→ Work to be completed:
Pictures in the data should be dropped; transcribe exactly the lines from the one that has "Write a Python" through the one that has "src = ColumnDataSource(dict(x=xs, top=values, label=labels))".

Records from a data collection

- - - -

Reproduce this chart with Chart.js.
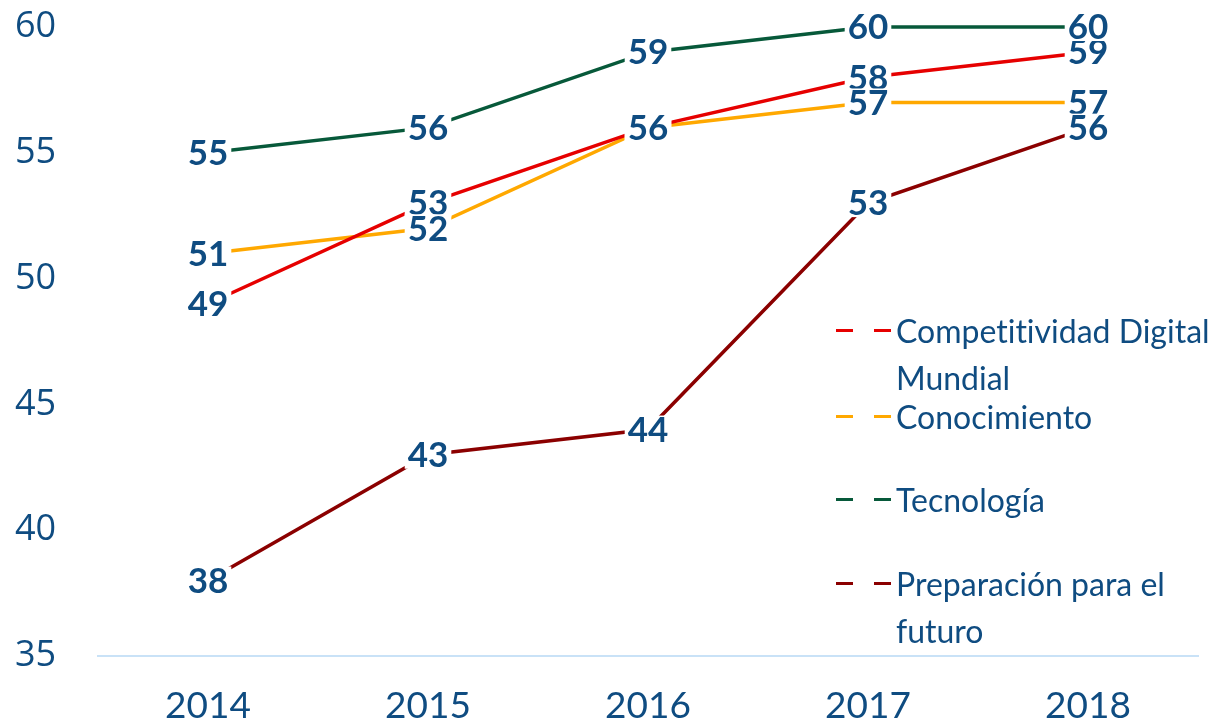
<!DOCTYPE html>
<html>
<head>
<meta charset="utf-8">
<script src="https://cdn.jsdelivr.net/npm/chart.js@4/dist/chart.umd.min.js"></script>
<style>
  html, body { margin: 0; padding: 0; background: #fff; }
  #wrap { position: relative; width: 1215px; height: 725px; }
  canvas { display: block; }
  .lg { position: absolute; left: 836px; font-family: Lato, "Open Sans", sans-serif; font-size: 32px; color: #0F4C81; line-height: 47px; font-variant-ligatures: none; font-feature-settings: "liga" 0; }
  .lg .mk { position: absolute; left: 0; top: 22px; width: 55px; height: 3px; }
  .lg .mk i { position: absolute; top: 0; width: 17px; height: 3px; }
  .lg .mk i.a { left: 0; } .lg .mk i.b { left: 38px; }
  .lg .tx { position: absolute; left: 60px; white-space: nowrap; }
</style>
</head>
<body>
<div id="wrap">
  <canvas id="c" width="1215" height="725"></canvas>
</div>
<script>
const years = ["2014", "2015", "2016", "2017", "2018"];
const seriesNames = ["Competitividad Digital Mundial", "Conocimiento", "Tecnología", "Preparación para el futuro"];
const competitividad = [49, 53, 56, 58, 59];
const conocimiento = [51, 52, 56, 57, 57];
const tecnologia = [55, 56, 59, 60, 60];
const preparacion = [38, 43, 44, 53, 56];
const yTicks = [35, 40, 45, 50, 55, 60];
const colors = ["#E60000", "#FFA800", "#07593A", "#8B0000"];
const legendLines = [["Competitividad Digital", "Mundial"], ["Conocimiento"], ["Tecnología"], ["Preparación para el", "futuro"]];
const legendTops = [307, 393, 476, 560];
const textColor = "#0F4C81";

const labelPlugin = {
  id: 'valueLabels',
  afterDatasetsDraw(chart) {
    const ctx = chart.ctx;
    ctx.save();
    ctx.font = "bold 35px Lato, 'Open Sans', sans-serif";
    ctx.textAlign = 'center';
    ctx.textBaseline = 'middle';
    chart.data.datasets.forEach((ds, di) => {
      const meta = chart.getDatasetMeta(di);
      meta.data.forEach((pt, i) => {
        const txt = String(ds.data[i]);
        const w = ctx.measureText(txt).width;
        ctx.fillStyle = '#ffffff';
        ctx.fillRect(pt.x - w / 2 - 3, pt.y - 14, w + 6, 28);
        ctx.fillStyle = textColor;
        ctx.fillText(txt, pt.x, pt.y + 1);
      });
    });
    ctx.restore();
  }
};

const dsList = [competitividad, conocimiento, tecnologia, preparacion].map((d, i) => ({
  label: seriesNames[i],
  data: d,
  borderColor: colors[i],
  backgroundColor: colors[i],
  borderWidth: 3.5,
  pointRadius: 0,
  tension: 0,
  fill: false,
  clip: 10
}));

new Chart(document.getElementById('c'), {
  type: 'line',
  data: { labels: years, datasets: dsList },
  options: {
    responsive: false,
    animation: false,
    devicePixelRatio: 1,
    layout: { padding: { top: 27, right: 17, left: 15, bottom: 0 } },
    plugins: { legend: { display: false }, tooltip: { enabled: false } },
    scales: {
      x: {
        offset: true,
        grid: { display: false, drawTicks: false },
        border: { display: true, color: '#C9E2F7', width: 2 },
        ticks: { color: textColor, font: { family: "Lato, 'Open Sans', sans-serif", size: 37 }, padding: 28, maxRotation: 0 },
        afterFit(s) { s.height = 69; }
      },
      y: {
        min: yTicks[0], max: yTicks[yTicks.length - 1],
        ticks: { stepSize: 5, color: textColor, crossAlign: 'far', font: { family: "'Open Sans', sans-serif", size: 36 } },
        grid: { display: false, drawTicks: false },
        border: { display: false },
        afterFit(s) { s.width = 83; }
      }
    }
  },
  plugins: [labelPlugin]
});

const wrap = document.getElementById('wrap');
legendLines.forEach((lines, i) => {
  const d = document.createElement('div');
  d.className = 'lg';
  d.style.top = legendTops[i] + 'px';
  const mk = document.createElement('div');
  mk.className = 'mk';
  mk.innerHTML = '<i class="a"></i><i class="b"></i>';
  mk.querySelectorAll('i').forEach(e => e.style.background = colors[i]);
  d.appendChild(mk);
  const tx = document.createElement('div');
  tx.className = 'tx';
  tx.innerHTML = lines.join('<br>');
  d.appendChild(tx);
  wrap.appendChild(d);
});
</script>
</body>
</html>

- - - -

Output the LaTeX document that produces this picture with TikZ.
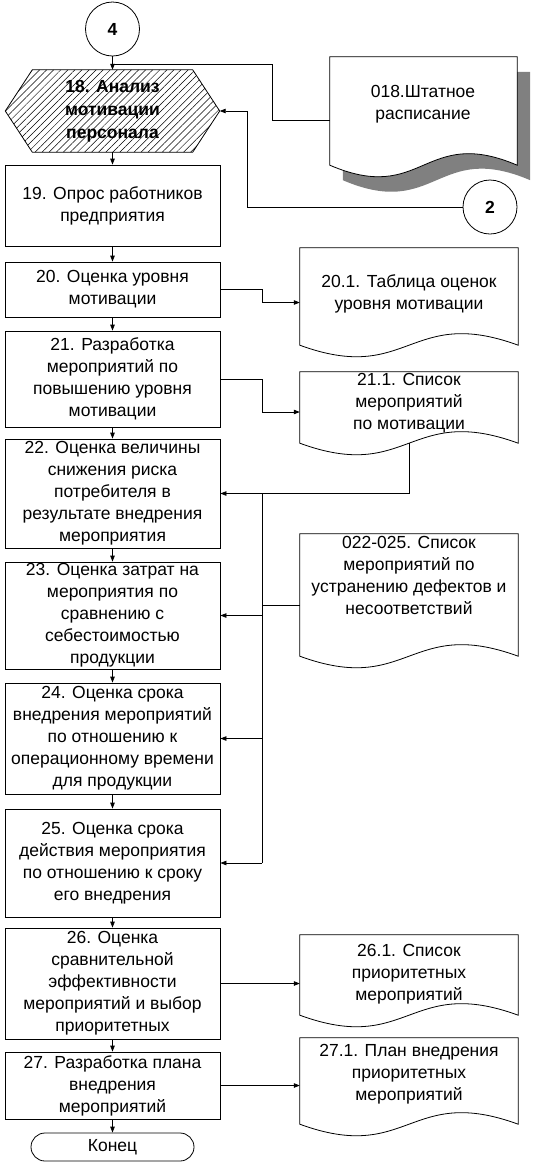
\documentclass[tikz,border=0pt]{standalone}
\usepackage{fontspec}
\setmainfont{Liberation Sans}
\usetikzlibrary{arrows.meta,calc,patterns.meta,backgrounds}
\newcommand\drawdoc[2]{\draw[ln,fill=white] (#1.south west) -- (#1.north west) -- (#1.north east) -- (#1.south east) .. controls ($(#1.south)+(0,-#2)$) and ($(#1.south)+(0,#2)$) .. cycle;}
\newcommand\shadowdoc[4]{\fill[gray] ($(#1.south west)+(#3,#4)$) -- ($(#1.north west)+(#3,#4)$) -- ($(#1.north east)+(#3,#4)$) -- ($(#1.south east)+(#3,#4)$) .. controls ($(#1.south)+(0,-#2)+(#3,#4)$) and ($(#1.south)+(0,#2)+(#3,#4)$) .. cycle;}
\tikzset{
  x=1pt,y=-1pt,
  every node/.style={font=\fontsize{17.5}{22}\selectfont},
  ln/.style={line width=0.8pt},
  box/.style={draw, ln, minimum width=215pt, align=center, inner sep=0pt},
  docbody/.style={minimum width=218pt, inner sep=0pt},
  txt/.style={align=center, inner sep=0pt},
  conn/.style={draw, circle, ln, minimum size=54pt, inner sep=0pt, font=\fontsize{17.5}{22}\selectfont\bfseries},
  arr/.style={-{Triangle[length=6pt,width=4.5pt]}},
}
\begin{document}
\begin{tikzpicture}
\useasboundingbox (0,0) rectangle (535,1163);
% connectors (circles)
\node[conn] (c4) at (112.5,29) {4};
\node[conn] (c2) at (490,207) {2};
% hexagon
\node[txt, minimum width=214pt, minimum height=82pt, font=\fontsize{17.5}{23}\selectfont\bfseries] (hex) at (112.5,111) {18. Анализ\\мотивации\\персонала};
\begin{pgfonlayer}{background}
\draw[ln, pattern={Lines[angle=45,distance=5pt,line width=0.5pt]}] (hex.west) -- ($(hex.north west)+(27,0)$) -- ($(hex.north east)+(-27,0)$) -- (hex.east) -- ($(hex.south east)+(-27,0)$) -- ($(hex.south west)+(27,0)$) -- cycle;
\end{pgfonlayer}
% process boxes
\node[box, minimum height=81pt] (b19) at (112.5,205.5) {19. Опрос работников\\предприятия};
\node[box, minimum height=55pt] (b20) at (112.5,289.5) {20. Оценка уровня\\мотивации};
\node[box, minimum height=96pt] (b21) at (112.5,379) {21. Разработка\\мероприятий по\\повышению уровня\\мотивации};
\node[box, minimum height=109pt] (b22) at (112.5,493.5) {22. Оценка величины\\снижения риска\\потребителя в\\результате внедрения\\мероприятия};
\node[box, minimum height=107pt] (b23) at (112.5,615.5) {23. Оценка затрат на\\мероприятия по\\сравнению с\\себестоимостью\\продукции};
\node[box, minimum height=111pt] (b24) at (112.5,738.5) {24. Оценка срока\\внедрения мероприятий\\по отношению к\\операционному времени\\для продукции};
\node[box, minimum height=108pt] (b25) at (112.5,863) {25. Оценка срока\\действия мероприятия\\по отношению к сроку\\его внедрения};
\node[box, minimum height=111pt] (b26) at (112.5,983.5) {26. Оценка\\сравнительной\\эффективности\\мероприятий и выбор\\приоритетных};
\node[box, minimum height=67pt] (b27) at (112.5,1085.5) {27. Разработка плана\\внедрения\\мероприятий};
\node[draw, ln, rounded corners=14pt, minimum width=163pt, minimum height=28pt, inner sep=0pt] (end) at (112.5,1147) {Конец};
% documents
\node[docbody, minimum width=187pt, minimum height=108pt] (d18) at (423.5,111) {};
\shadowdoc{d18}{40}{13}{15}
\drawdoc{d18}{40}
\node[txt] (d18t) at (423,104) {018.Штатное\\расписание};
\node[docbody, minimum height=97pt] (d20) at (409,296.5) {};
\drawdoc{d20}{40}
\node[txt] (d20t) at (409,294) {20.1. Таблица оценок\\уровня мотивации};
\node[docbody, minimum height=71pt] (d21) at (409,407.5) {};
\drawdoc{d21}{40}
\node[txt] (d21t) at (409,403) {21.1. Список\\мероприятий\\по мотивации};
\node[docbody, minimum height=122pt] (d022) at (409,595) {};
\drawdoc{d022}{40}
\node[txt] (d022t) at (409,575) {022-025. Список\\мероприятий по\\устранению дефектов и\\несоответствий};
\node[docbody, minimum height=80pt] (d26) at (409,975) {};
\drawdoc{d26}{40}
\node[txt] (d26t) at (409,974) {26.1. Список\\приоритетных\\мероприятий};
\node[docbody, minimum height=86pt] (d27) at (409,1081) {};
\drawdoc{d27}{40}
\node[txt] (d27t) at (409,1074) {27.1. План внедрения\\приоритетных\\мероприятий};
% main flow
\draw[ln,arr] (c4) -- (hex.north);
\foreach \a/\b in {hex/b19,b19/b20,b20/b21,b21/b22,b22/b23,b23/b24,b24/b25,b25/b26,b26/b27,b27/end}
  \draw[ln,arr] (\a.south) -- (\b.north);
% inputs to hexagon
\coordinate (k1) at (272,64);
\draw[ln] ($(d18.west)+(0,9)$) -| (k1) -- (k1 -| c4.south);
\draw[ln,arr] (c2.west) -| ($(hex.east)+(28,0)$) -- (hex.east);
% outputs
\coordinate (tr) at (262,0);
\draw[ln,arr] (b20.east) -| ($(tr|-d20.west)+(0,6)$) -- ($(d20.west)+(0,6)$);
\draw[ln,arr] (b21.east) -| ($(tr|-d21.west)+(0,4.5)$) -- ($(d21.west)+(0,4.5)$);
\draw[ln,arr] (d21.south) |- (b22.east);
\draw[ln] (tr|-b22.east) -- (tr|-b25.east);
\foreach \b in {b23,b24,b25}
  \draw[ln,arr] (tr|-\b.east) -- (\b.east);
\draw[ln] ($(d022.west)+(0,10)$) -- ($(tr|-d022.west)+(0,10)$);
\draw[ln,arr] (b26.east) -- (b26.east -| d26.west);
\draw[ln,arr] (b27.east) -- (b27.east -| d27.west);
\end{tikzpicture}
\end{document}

- - - -

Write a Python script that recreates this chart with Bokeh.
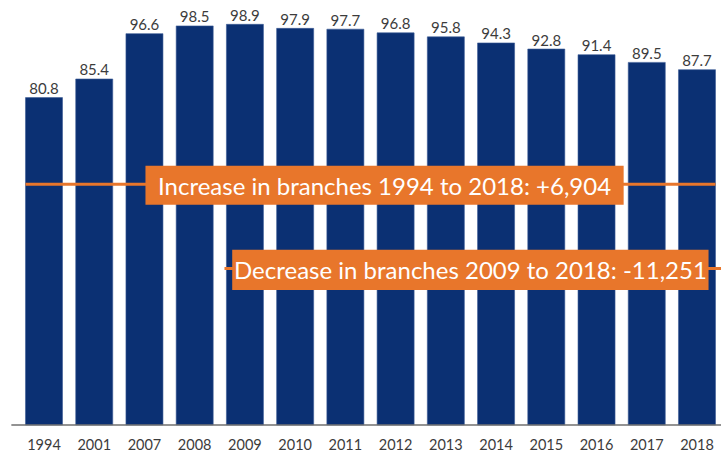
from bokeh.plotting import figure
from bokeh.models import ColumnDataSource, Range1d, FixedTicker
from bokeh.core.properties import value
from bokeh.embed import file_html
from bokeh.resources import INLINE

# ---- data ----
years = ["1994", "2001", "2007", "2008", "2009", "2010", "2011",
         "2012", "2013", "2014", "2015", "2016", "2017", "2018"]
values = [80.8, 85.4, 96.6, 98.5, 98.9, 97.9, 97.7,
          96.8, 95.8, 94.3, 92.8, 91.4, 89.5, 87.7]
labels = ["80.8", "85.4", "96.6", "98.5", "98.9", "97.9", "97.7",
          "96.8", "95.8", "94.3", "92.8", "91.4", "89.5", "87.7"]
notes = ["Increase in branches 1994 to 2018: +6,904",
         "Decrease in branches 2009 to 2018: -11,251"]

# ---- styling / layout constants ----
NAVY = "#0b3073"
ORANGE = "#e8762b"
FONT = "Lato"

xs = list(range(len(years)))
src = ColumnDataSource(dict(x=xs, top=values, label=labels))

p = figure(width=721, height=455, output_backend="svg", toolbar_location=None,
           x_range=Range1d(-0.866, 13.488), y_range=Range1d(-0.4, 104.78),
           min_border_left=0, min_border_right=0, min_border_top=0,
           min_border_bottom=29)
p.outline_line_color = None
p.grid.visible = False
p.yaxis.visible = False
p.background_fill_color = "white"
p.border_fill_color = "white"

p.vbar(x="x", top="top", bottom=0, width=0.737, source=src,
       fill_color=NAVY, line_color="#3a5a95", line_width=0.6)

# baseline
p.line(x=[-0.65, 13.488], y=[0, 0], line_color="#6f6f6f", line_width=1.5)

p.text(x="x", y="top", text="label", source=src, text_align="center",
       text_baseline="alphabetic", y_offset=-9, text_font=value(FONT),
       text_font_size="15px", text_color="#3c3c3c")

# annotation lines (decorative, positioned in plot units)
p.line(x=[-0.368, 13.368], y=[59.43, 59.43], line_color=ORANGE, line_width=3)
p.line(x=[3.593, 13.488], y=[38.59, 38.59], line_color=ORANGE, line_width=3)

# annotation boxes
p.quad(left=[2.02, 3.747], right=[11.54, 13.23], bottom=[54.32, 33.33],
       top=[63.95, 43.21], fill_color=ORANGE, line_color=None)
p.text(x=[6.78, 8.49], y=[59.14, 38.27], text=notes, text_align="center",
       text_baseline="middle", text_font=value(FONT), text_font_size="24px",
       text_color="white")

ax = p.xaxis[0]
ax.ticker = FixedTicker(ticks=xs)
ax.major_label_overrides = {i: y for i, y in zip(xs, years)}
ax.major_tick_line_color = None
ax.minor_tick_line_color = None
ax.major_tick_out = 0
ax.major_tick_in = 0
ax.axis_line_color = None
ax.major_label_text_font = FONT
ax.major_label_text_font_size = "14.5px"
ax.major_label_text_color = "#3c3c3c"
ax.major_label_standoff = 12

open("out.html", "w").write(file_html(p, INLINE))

- - - -

→ Answer to the problem:
Write a Python script that recreates this chart with Bokeh.
from bokeh.plotting import figure
from bokeh.models import ColumnDataSource, Range1d, FixedTicker
from bokeh.core.properties import value
from bokeh.embed import file_html
from bokeh.resources import INLINE

# ---- data ----
years = ["1994", "2001", "2007", "2008", "2009", "2010", "2011",
         "2012", "2013", "2014", "2015", "2016", "2017", "2018"]
values = [80.8, 85.4, 96.6, 98.5, 98.9, 97.9, 97.7,
          96.8, 95.8, 94.3, 92.8, 91.4, 89.5, 87.7]
labels = ["80.8", "85.4", "96.6", "98.5", "98.9", "97.9", "97.7",
          "96.8", "95.8", "94.3", "92.8", "91.4", "89.5", "87.7"]
notes = ["Increase in branches 1994 to 2018: +6,904",
         "Decrease in branches 2009 to 2018: -11,251"]

# ---- styling / layout constants ----
NAVY = "#0b3073"
ORANGE = "#e8762b"
FONT = "Lato"

xs = list(range(len(years)))
src = ColumnDataSource(dict(x=xs, top=values, label=labels))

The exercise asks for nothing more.